Would it be possible to write out each entry below exactly, without the pictures?

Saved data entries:
━━━━

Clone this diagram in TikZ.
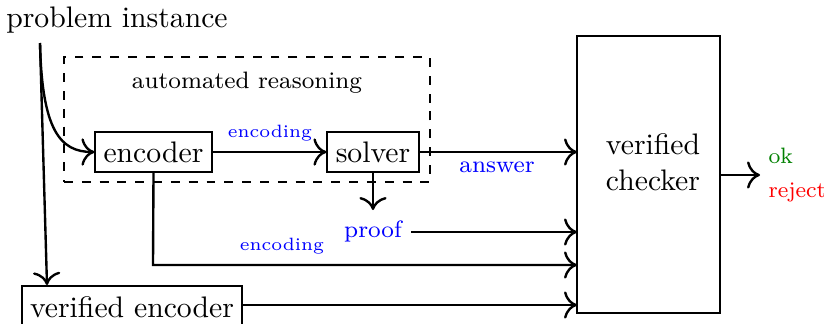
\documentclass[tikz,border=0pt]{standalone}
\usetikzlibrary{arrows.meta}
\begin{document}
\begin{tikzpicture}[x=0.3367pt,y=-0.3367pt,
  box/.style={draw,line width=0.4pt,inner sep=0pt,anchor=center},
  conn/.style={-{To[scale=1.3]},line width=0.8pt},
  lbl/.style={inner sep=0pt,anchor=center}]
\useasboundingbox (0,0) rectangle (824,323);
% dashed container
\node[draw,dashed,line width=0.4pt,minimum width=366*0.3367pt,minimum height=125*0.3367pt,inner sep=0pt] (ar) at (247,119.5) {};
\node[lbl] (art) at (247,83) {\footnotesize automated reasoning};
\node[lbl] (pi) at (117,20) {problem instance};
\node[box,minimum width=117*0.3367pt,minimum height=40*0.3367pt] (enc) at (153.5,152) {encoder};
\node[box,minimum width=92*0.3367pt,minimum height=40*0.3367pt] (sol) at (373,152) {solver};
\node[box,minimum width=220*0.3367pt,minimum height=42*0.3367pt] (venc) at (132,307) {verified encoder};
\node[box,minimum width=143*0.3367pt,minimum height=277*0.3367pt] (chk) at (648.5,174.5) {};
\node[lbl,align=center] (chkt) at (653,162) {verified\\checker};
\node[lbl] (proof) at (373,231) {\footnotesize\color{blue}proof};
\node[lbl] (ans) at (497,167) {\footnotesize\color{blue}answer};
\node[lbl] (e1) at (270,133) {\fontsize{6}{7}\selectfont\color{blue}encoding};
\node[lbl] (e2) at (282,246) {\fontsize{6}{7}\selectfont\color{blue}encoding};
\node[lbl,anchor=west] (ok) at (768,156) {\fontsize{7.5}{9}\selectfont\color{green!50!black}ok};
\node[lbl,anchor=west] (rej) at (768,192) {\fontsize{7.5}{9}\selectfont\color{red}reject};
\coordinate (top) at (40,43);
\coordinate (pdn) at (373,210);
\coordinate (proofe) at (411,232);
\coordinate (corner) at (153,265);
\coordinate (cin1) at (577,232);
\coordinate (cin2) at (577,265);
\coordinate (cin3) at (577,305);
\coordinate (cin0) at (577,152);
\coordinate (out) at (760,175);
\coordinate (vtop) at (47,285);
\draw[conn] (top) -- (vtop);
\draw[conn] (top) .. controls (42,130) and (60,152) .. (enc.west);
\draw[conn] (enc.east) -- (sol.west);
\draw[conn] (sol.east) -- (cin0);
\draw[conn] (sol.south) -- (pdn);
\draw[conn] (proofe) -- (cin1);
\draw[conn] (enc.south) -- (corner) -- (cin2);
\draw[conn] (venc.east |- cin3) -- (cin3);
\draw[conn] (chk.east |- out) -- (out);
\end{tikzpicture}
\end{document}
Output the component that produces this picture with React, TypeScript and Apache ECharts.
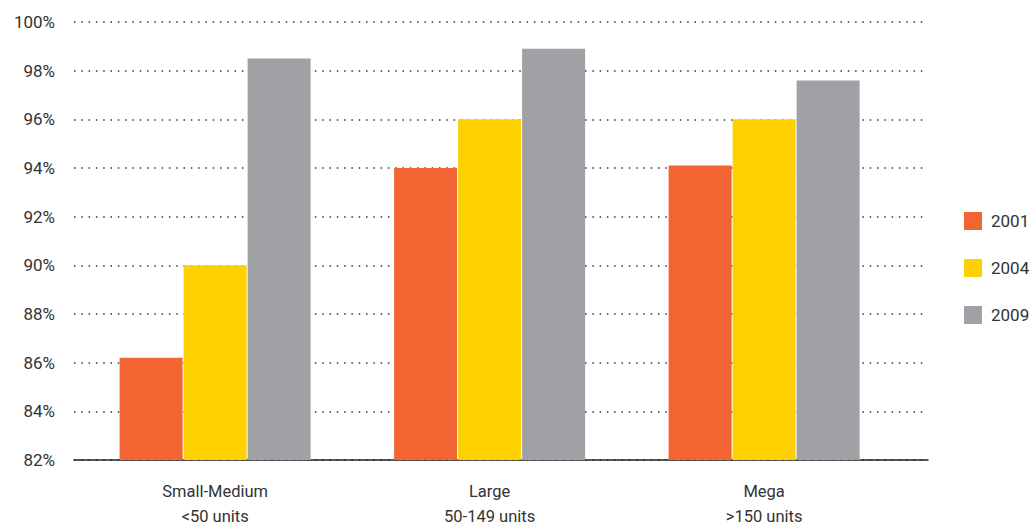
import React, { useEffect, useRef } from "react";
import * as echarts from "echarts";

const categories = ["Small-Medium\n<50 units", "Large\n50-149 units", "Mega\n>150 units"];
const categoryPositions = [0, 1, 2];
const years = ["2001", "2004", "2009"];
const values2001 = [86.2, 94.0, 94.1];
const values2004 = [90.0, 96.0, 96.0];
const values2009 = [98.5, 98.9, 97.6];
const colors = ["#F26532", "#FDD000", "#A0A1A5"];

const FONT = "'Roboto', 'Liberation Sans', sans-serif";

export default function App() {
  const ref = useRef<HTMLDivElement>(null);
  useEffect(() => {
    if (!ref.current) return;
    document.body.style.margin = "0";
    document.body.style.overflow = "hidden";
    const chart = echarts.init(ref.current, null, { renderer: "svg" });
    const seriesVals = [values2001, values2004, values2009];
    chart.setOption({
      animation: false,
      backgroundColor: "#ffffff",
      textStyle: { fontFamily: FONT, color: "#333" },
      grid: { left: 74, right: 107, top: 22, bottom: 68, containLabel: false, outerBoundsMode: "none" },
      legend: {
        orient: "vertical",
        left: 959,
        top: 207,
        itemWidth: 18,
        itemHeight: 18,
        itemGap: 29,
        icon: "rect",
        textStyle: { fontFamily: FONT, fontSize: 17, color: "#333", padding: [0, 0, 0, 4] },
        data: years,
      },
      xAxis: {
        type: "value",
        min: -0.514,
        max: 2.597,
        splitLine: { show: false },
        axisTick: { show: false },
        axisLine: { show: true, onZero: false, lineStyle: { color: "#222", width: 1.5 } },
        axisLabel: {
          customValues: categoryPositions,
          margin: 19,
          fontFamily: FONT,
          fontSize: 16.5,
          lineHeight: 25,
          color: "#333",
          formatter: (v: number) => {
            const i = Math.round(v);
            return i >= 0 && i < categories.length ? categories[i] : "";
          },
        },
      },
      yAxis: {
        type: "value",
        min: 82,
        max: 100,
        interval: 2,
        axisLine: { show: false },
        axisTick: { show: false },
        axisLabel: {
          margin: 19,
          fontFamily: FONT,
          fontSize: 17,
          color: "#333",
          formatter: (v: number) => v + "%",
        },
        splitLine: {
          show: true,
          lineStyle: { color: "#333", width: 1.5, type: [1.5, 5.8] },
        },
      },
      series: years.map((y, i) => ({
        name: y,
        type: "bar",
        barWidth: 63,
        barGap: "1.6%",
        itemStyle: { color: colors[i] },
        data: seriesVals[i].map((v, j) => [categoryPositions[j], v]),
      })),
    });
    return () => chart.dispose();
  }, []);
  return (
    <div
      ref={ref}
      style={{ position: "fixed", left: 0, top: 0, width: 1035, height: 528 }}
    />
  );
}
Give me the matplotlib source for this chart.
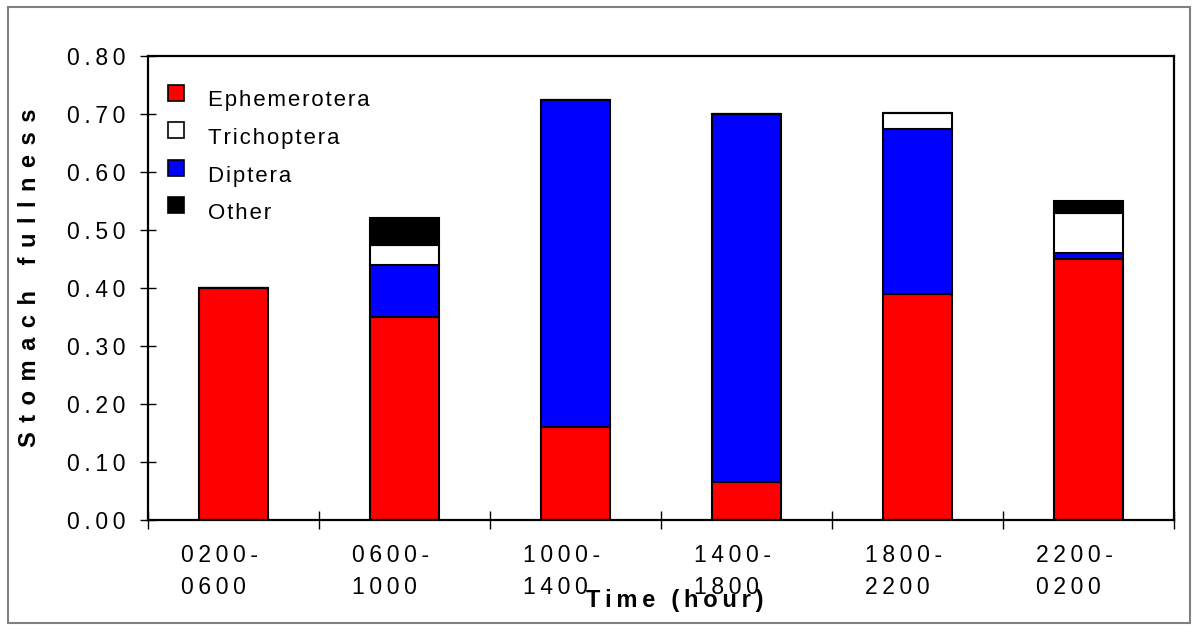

━━━━

- _Task answer_
Clone this diagram in TikZ.
\documentclass[tikz,border=0pt]{standalone}
\usetikzlibrary{arrows.meta}
\begin{document}
\begin{tikzpicture}[x=0.3367pt,y=-0.3367pt,
  box/.style={draw,line width=0.4pt,inner sep=0pt,anchor=center},
  conn/.style={-{To[scale=1.3]},line width=0.8pt},
  lbl/.style={inner sep=0pt,anchor=center}]
\useasboundingbox (0,0) rectangle (824,323);
% dashed container
\node[draw,dashed,line width=0.4pt,minimum width=366*0.3367pt,minimum height=125*0.3367pt,inner sep=0pt] (ar) at (247,119.5) {};
\node[lbl] (art) at (247,83) {\footnotesize automated reasoning};
\node[lbl] (pi) at (117,20) {problem instance};
\node[box,minimum width=117*0.3367pt,minimum height=40*0.3367pt] (enc) at (153.5,152) {encoder};
\node[box,minimum width=92*0.3367pt,minimum height=40*0.3367pt] (sol) at (373,152) {solver};
\node[box,minimum width=220*0.3367pt,minimum height=42*0.3367pt] (venc) at (132,307) {verified encoder};
\node[box,minimum width=143*0.3367pt,minimum height=277*0.3367pt] (chk) at (648.5,174.5) {};
\node[lbl,align=center] (chkt) at (653,162) {verified\\checker};
\node[lbl] (proof) at (373,231) {\footnotesize\color{blue}proof};
\node[lbl] (ans) at (497,167) {\footnotesize\color{blue}answer};
\node[lbl] (e1) at (270,133) {\fontsize{6}{7}\selectfont\color{blue}encoding};
\node[lbl] (e2) at (282,246) {\fontsize{6}{7}\selectfont\color{blue}encoding};
\node[lbl,anchor=west] (ok) at (768,156) {\fontsize{7.5}{9}\selectfont\color{green!50!black}ok};
\node[lbl,anchor=west] (rej) at (768,192) {\fontsize{7.5}{9}\selectfont\color{red}reject};
\coordinate (top) at (40,43);
\coordinate (pdn) at (373,210);
\coordinate (proofe) at (411,232);
\coordinate (corner) at (153,265);
\coordinate (cin1) at (577,232);
\coordinate (cin2) at (577,265);
\coordinate (cin3) at (577,305);
\coordinate (cin0) at (577,152);
\coordinate (out) at (760,175);
\coordinate (vtop) at (47,285);
\draw[conn] (top) -- (vtop);
\draw[conn] (top) .. controls (42,130) and (60,152) .. (enc.west);
\draw[conn] (enc.east) -- (sol.west);
\draw[conn] (sol.east) -- (cin0);
\draw[conn] (sol.south) -- (pdn);
\draw[conn] (proofe) -- (cin1);
\draw[conn] (enc.south) -- (corner) -- (cin2);
\draw[conn] (venc.east |- cin3) -- (cin3);
\draw[conn] (chk.east |- out) -- (out);
\end{tikzpicture}
\end{document}
Output the component that produces this picture with React, TypeScript and Apache ECharts.
import React, { useEffect, useRef } from "react";
import * as echarts from "echarts";

const categories = ["Small-Medium\n<50 units", "Large\n50-149 units", "Mega\n>150 units"];
const categoryPositions = [0, 1, 2];
const years = ["2001", "2004", "2009"];
const values2001 = [86.2, 94.0, 94.1];
const values2004 = [90.0, 96.0, 96.0];
const values2009 = [98.5, 98.9, 97.6];
const colors = ["#F26532", "#FDD000", "#A0A1A5"];

const FONT = "'Roboto', 'Liberation Sans', sans-serif";

export default function App() {
  const ref = useRef<HTMLDivElement>(null);
  useEffect(() => {
    if (!ref.current) return;
    document.body.style.margin = "0";
    document.body.style.overflow = "hidden";
    const chart = echarts.init(ref.current, null, { renderer: "svg" });
    const seriesVals = [values2001, values2004, values2009];
    chart.setOption({
      animation: false,
      backgroundColor: "#ffffff",
      textStyle: { fontFamily: FONT, color: "#333" },
      grid: { left: 74, right: 107, top: 22, bottom: 68, containLabel: false, outerBoundsMode: "none" },
      legend: {
        orient: "vertical",
        left: 959,
        top: 207,
        itemWidth: 18,
        itemHeight: 18,
        itemGap: 29,
        icon: "rect",
        textStyle: { fontFamily: FONT, fontSize: 17, color: "#333", padding: [0, 0, 0, 4] },
        data: years,
      },
      xAxis: {
        type: "value",
        min: -0.514,
        max: 2.597,
        splitLine: { show: false },
        axisTick: { show: false },
        axisLine: { show: true, onZero: false, lineStyle: { color: "#222", width: 1.5 } },
        axisLabel: {
          customValues: categoryPositions,
          margin: 19,
          fontFamily: FONT,
          fontSize: 16.5,
          lineHeight: 25,
          color: "#333",
          formatter: (v: number) => {
            const i = Math.round(v);
            return i >= 0 && i < categories.length ? categories[i] : "";
          },
        },
      },
      yAxis: {
        type: "value",
        min: 82,
        max: 100,
        interval: 2,
        axisLine: { show: false },
        axisTick: { show: false },
        axisLabel: {
          margin: 19,
          fontFamily: FONT,
          fontSize: 17,
          color: "#333",
          formatter: (v: number) => v + "%",
        },
        splitLine: {
          show: true,
          lineStyle: { color: "#333", width: 1.5, type: [1.5, 5.8] },
        },
      },
      series: years.map((y, i) => ({
        name: y,
        type: "bar",
        barWidth: 63,
        barGap: "1.6%",
        itemStyle: { color: colors[i] },
        data: seriesVals[i].map((v, j) => [categoryPositions[j], v]),
      })),
    });
    return () => chart.dispose();
  }, []);
  return (
    <div
      ref={ref}
      style={{ position: "fixed", left: 0, top: 0, width: 1035, height: 528 }}
    />
  );
}
Give me the matplotlib source for this chart.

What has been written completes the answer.